CIC takes a sip of Diageo

The Chinese Government’s interest in the company may influence the spread of Diageo’ products throughout the region where Diageo in 2006 partnered with a Chinese company to produce a locally branded white spirit, Swellfun, aka Shui Jing Fang. At least, that’s what outside observers are second-guessing.

Hopefully, Diageo will fare better than The Coca-Cola Company. In March, the Chinese anti-trust authorities dealt a blow to Coca-Cola’s ambitions by blocking its USD 2.5 billion purchase of drinks company China Huiyuan Juice Group on anti-monopoly grounds. Only in September 2007 had Coca-Cola’s then CEO, Neville Isdell predicted that China would eventually become Coke’s largest market.

So much for gazing into a Chinese crystal ball.

CIC’s strategy is far from less clear. It recently invested USD 1.5 billion in Canadian mining company Teck Resources Ltd. and USD 163 million in an Australian property trust, the Goodman Group.

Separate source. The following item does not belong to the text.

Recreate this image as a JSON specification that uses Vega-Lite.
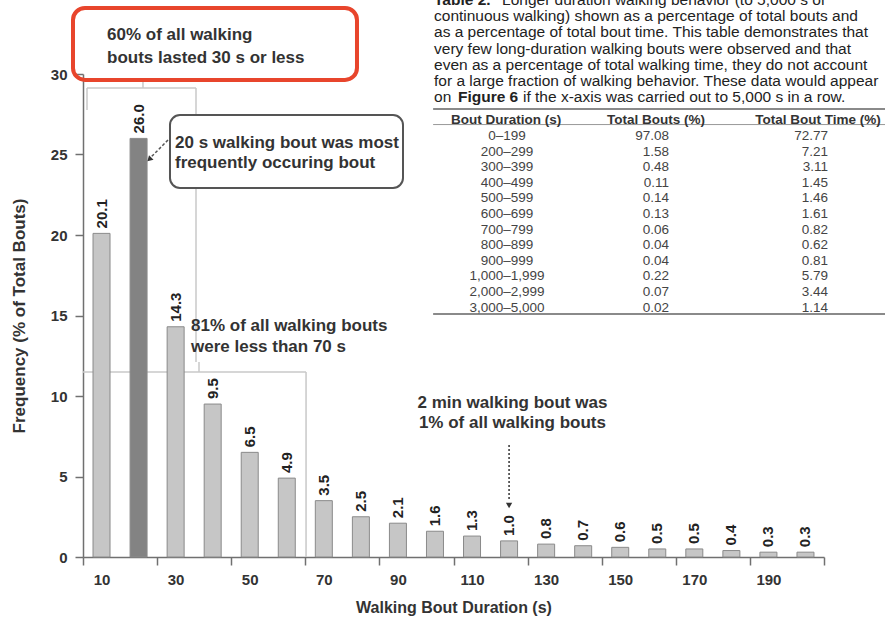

Geopolitical strategists assume that it is China’s economic policy to reduce its dependence on the U.S. dollar exchange rate when purchasing natural resources.

That is why China is already investing a large portion of its surplus dollars into strategic reserves of natural resources, into the development of resource-rich areas in the under-developed world as well as into resource and energy companies, they say.

Precious metals make sense, but drinks?